Berlin - Reichstagsgebäude und Spreebogen

  • Südportal des Reichstages

    Anbei noch einige Bilder vom zentralen Bereich der Südfassade des Reichstags:

    Der obere Teil mit den beiden - in Schlangengruben gelandeten - Adlern und den Wappen der vier Königreiche (Preußen, Bayern, Sachsen und Württemberg).

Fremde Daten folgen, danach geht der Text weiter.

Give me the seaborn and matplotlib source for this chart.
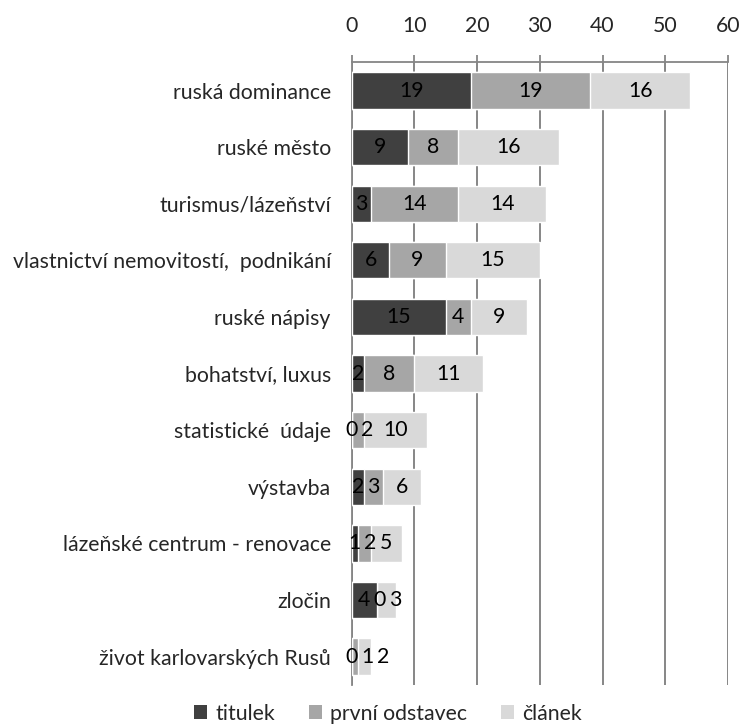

    Die genannten Wappen im Detail.

    Der untere Teil mit dem eigentlichen Portal. Dieses war der von den Abgeordneten am meisten genutzte Zugang. Wann immer man Filmaufnahmen aus den 20er und frühen 30er Jahren sieht, in denen Abgeordnete dem Reichstag zustreben, dann haben die Kameraleute neben diesem Portal gestanden. Übrigens hat man hier eine Außenaufsicht auf das wunderbare - bereits von Eiserner Pirat eingestellte - vielfarbige Südfenster mit der Germania. Hinter Fenster und Portal erstreckte sich die südliche Eingangshalle mit ihren mächtigen Herrscherstatuen (s.o.).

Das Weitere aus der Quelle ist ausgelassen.